There are surely exceptions. E. Faye Jones, one of Frank Lloyd Wright’s most successful disciples, apparently cheekily declared he would remain in Arkansas and let the world come to him. But that declaration was made later in life, after he’d ventured abroad for a turn flying torpedo bombers in the Pacific Theatre and lived in a half-dozen cities he wasn’t born in.

Maybe Urmas Sisask can stare at the planets from Jäneda and find inspiration. But then, I’d argue, he has as much access to the universe sitting with his piano in his garden under a dark Estonian sky than he would from any place.
But most of us aren’t exceptions.

It’s said there are 130,000 Estonians like Helena and her mother who have packed up and left. I say good for them. I even say we ought to raise a glass every time someone like Helena throws a few items into a bag and ventures out to strike a claim in the big bad world.

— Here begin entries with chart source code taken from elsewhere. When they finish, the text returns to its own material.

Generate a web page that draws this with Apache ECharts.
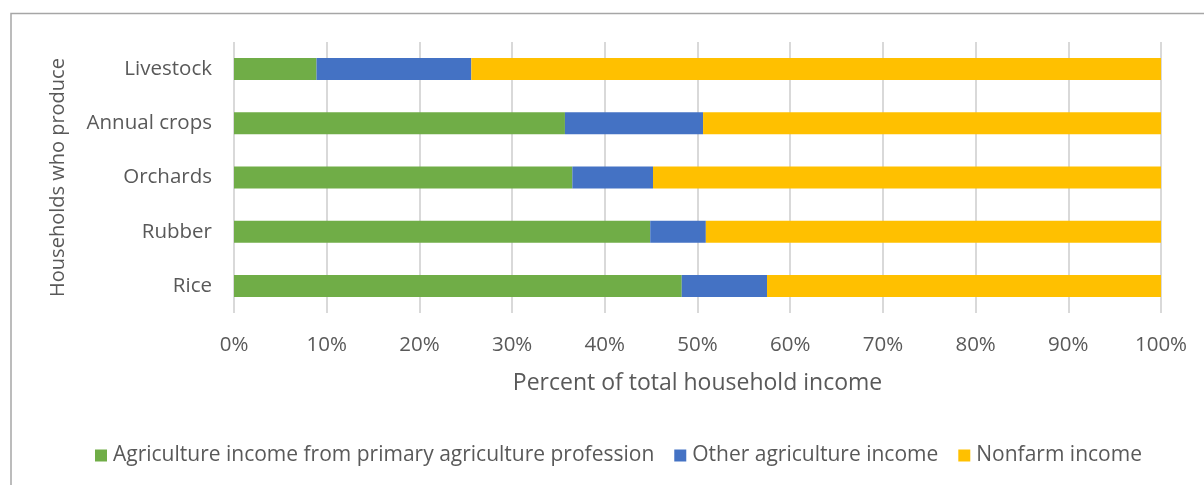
<!DOCTYPE html>
<html>
<head>
<meta charset="utf-8">
<script src="https://cdn.jsdelivr.net/npm/echarts@6/dist/echarts.min.js"></script>
<style>
  html, body { margin: 0; padding: 0; background: #fff; }
  #chart { width: 1204px; height: 485px; }
</style>
</head>
<body>
<div id="chart"></div>
<script>
const categories = ['Livestock', 'Annual crops', 'Orchards', 'Rubber', 'Rice'];
const primaryAg = [8.9, 35.7, 36.5, 44.9, 48.3];
const otherAg = [16.7, 14.9, 8.7, 6.0, 9.2];
const nonfarm = [74.4, 49.4, 54.8, 49.1, 42.5];
const xTicks = [0, 10, 20, 30, 40, 50, 60, 70, 80, 90, 100];
const seriesNames = ['Agriculture income from primary agriculture profession', 'Other agriculture income', 'Nonfarm income'];

const FONT = 'Open Sans';
const TXT = '#595959';

const chart = echarts.init(document.getElementById('chart'), null, { renderer: 'canvas' });
chart.setOption({
  animation: false,
  textStyle: { fontFamily: FONT },
  graphic: [{
    type: 'rect',
    shape: { x: 11, y: 13.5, width: 1260, height: 520 },
    style: { fill: 'none', stroke: '#a6a6a6', lineWidth: 1.5 },
    silent: true
  }],
  grid: { left: 234, right: 43, top: 42, bottom: 172, containLabel: false },
  legend: {
    left: 95, top: 445, padding: 0,
    itemWidth: 12, itemHeight: 12, itemGap: 20,
    icon: 'rect',
    textStyle: { fontFamily: FONT, fontSize: 21, color: TXT, padding: [0, 0, 0, 1] },
    data: seriesNames
  },
  xAxis: {
    type: 'value', min: 0, max: 100, interval: 10,
    axisLine: { show: false }, axisTick: { show: false },
    splitLine: { show: true, lineStyle: { color: '#d9d9d9', width: 2 } },
    axisLabel: { margin: 22, fontSize: 20.5, color: TXT, fontFamily: FONT,
      formatter: v => (xTicks.indexOf(v) >= 0 ? v + '%' : '') },
    name: 'Percent of total household income',
    nameLocation: 'middle', nameGap: 59,
    nameTextStyle: { fontSize: 23, color: TXT, fontFamily: FONT }
  },
  yAxis: {
    type: 'category', data: categories, inverse: true,
    axisLine: { show: false }, axisTick: { show: false },
    axisLabel: { margin: 22, fontSize: 20.5, color: TXT, fontFamily: FONT },
    name: 'Households who produce',
    nameLocation: 'middle', nameGap: 166,
    nameTextStyle: { fontSize: 20, color: TXT, fontFamily: FONT }
  },
  series: [
    { name: seriesNames[0], type: 'bar', stack: 's', data: primaryAg, barWidth: 22, itemStyle: { color: '#70AD47' } },
    { name: seriesNames[1], type: 'bar', stack: 's', data: otherAg, barWidth: 22, itemStyle: { color: '#4472C4' } },
    { name: seriesNames[2], type: 'bar', stack: 's', data: nonfarm, barWidth: 22, itemStyle: { color: '#FFC000' } }
  ]
});
</script>
</body>
</html>
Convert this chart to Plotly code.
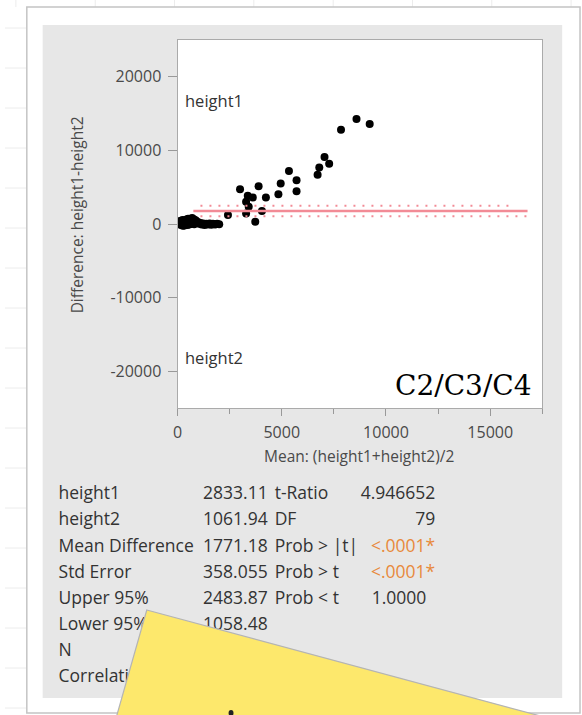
import plotly.graph_objects as go

W, H = 582, 715

# ---------------- data ----------------
cluster_mean = [60, 90, 120, 150, 170, 200, 220, 250, 280, 300,
                320, 350, 380, 400, 430, 460, 480, 510, 540, 570,
                600, 630, 660, 700, 740, 780, 820, 870, 920, 980,
                1040, 1100, 1160, 1230, 1300, 1380, 1460, 1540, 1620, 1700,
                1800, 1900, 2000, 110, 180, 240, 330, 410, 490, 560,
                650, 720, 800, 260, 360, 450, 540]
cluster_diff = [120, -50, 250, 80, 350, -100, 200, 420, 60, 300,
                150, 500, -80, 260, 620, 120, 380, 700, 230, 450,
                -30, 550, 300, 820, 400, 650, 200, 500, 150, 280,
                50, 120, -60, 80, -120, 30, -80, 60, -100, 20,
                -60, 40, -20, 400, -150, 550, -200, 100, -120, 600,
                100, 200, -50, -250, 200, -20, 350]
upper_mean = [8586, 9218, 7843, 7052, 7275, 6800, 6720, 5346, 5710, 5710,
              4950, 4840, 4240, 3890, 3000, 3370, 3610, 3290, 3415, 3290,
              4050, 3730, 2420]
upper_diff = [14280, 13600, 12800, 9100, 8200, 7660, 6700, 7200, 5950, 4460,
              5500, 4050, 3600, 5135, 4730, 3830, 3600, 3020, 2340, 1440,
              1760, 310, 1220]

mean_diff = 1771.18
upper95 = 2483.87
lower95 = 1058.48
line_x_solid = [760, 16790]
line_x_upper = [1100, 16120]
line_x_lower = [1100, 16790]

x_tickvals = [0, 5000, 10000, 15000]
x_ticktext = ["0", "5000", "10000", "15000"]
y_tickvals = [-20000, -10000, 0, 10000, 20000]
y_ticktext = ["-20000", "-10000", "0", "10000", "20000"]

stat_labels = ["height1", "height2", "Mean Difference", "Std Error",
               "Upper 95%", "Lower 95%", "N", "Correlation"]
stat_values = ["2833.11", "1061.94", "1771.18", "358.055",
               "2483.87", "1058.48", "80", ""]
test_labels = ["t-Ratio", "DF", "Prob > |t|", "Prob > t", "Prob < t"]
test_values = ["4.946652", "79", "<.0001*", "<.0001*", "1.0000"]
test_colors = ["#333333", "#333333", "#E8893C", "#E8893C", "#333333"]

# ---------------- layout helpers ----------------
def px(x):
    return x / W

def py(y):
    return 1 - y / H

PLOT_L, PLOT_R, PLOT_T, PLOT_B = 174, 542, 40, 408
FONT = "Open Sans, Noto Sans, sans-serif"
TXT = "#333333"
AX = "#4a4a4a"

fig = go.Figure()

# scatter points
fig.add_trace(go.Scatter(
    x=cluster_mean + upper_mean, y=cluster_diff + upper_diff,
    mode="markers", marker=dict(size=8, color="black"),
    xaxis="x", yaxis="y", showlegend=False, hoverinfo="skip"))

# reference lines
red = "#F28B96"
fig.add_trace(go.Scatter(x=line_x_solid, y=[mean_diff, mean_diff], mode="lines",
                         line=dict(color=red, width=2.5), showlegend=False,
                         xaxis="x", yaxis="y", hoverinfo="skip"))
fig.add_trace(go.Scatter(x=line_x_upper, y=[upper95, upper95], mode="lines",
                         line=dict(color=red, width=2, dash="2px,7px"), showlegend=False,
                         xaxis="x", yaxis="y", hoverinfo="skip"))
fig.add_trace(go.Scatter(x=line_x_lower, y=[lower95, lower95], mode="lines",
                         line=dict(color=red, width=2, dash="2px,7px"), showlegend=False,
                         xaxis="x", yaxis="y", hoverinfo="skip"))

# stats table as text traces on a pixel overlay axis
row_y = [495, 521, 547.5, 573.5, 600, 626, 652, 678]
fig.add_trace(go.Scatter(
    x=[54] * len(stat_labels), y=row_y[:len(stat_labels)], text=stat_labels,
    mode="text", textposition="middle right",
    textfont=dict(family=FONT, size=17.5, color=TXT),
    xaxis="x2", yaxis="y2", showlegend=False, hoverinfo="skip"))
fig.add_trace(go.Scatter(
    x=[265] * len(stat_values), y=row_y[:len(stat_values)], text=stat_values,
    mode="text", textposition="middle left",
    textfont=dict(family=FONT, size=17.5, color=TXT),
    xaxis="x2", yaxis="y2", showlegend=False, hoverinfo="skip"))
fig.add_trace(go.Scatter(
    x=[272] * len(test_labels), y=row_y[:len(test_labels)], text=test_labels,
    mode="text", textposition="middle right",
    textfont=dict(family=FONT, size=17.5, color=TXT),
    xaxis="x2", yaxis="y2", showlegend=False, hoverinfo="skip"))
fig.add_trace(go.Scatter(
    x=[434, 434, 434, 434, 425], y=row_y[:len(test_values)], text=test_values,
    mode="text", textposition="middle left",
    textfont=dict(family=FONT, size=17.5, color=test_colors),
    xaxis="x2", yaxis="y2", showlegend=False, hoverinfo="skip"))

shapes = []
# faint spreadsheet grid outside frame
for gy in range(28, 715, 40):
    shapes.append(dict(type="line", xref="paper", yref="paper",
                       x0=px(0), x1=px(22), y0=py(gy), y1=py(gy),
                       line=dict(color="#ececec", width=1), layer="below"))
for gx in range(11, 582, 80):
    shapes.append(dict(type="line", xref="paper", yref="paper",
                       x0=px(gx), x1=px(gx), y0=py(0), y1=py(7),
                       line=dict(color="#ececec", width=1), layer="below"))
# white frame
shapes.append(dict(type="rect", xref="paper", yref="paper",
                   x0=px(22), x1=px(580), y0=py(7), y1=py(713),
                   fillcolor="white", line=dict(color="#c4c4c4", width=1.5), layer="below"))
# gray panel
shapes.append(dict(type="rect", xref="paper", yref="paper",
                   x0=px(38), x1=px(562), y0=py(25), y1=py(698),
                   fillcolor="#e7e7e7", line=dict(width=0), layer="below"))
# plot area
shapes.append(dict(type="rect", xref="paper", yref="paper",
                   x0=px(PLOT_L), x1=px(PLOT_R), y0=py(PLOT_T), y1=py(PLOT_B),
                   fillcolor="white", line=dict(width=0), layer="below"))
# yellow sticky note
note = [(143, 610), (600, 732), (600, 760), (100, 760)]
path = "M " + " L ".join(f"{px(a)},{py(b)}" for a, b in note) + " Z"
shapes.append(dict(type="path", xref="paper", yref="paper", path=path,
                   fillcolor="#FDE86C", line=dict(color="#b4b4b4", width=1.2), layer="above"))
shapes.append(dict(type="circle", xref="paper", yref="paper",
                   x0=px(225.5), x1=px(230.5), y0=py(710), y1=py(716),
                   fillcolor="#222", line=dict(width=0), layer="above"))

annotations = [
    dict(text="height1", x=px(180), y=py(100), xref="paper", yref="paper",
         xanchor="left", yanchor="middle", showarrow=False,
         font=dict(family=FONT, size=16.5, color=TXT)),
    dict(text="height2", x=px(180), y=py(357), xref="paper", yref="paper",
         xanchor="left", yanchor="middle", showarrow=False,
         font=dict(family=FONT, size=16.5, color=TXT)),
    dict(text="C2/C3/C4", x=px(534), y=py(386), xref="paper", yref="paper",
         xanchor="right", yanchor="middle", showarrow=False,
         font=dict(family="DejaVu Serif, serif", size=28, color="black")),
    dict(text="Mean: (height1+height2)/2", x=px(357), y=py(456), xref="paper", yref="paper",
         xanchor="center", yanchor="middle", showarrow=False,
         font=dict(family=FONT, size=15.5, color=AX)),
    dict(text="Difference: height1-height2", x=px(73), y=py(215), xref="paper", yref="paper",
         xanchor="center", yanchor="middle", showarrow=False, textangle=-90,
         font=dict(family=FONT, size=15.5, color=AX)),
]

fig.update_layout(
    width=W, height=H, autosize=False,
    margin=dict(l=0, r=0, t=0, b=0, pad=0),
    paper_bgcolor="white", plot_bgcolor="rgba(0,0,0,0)",
    showlegend=False, shapes=shapes, annotations=annotations,
    xaxis=dict(domain=[px(PLOT_L), px(PLOT_R)], range=[0, 17500], anchor="y",
               tickvals=x_tickvals, ticktext=x_ticktext, ticks="outside", ticklen=7,
               tickcolor="#999", tickwidth=1, ticklabelstandoff=3,
               minor=dict(dtick=2500, tick0=0, ticks="outside", ticklen=5, tickcolor="#999", showgrid=False),
               showline=True, linecolor="#aaaaaa", linewidth=1, mirror=True,
               showgrid=False, zeroline=False, fixedrange=True,
               tickfont=dict(family=FONT, size=16, color=AX)),
    yaxis=dict(domain=[py(PLOT_B), py(PLOT_T)], range=[-25000, 25000], anchor="x",
               tickvals=y_tickvals, ticktext=y_ticktext, ticks="outside", ticklen=9,
               tickcolor="#999", tickwidth=1, ticklabelstandoff=3,
               showline=True, linecolor="#aaaaaa", linewidth=1, mirror=True,
               showgrid=False, zeroline=False, fixedrange=True,
               tickfont=dict(family=FONT, size=16, color=AX)),
    xaxis2=dict(domain=[0, 1], range=[0, W], anchor="y2", visible=False, fixedrange=True),
    yaxis2=dict(domain=[0, 1], range=[H, 0], anchor="x2", visible=False, fixedrange=True),
)

fig.write_html("out.html", config={"displayModeBar": False},
               post_script="document.body.style.margin='0';document.body.style.overflow='hidden';")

I sometimes think that the Talendikoju program ought not to be an invitation for Estonians to return, but rather a giant exchange program, where we bring foreigners in to do jobs which need done, and where we export as many young Estonians as we possibly can.

Not all will return. But those who do will enrich the rest of us. They’ll come back with the confidence of Helena, postures erect from knowing that they are no less than anyone else, and that they are very often more.

And they’ll carry with them higher expectations. Higher expectations for themselves and for the society in which they live.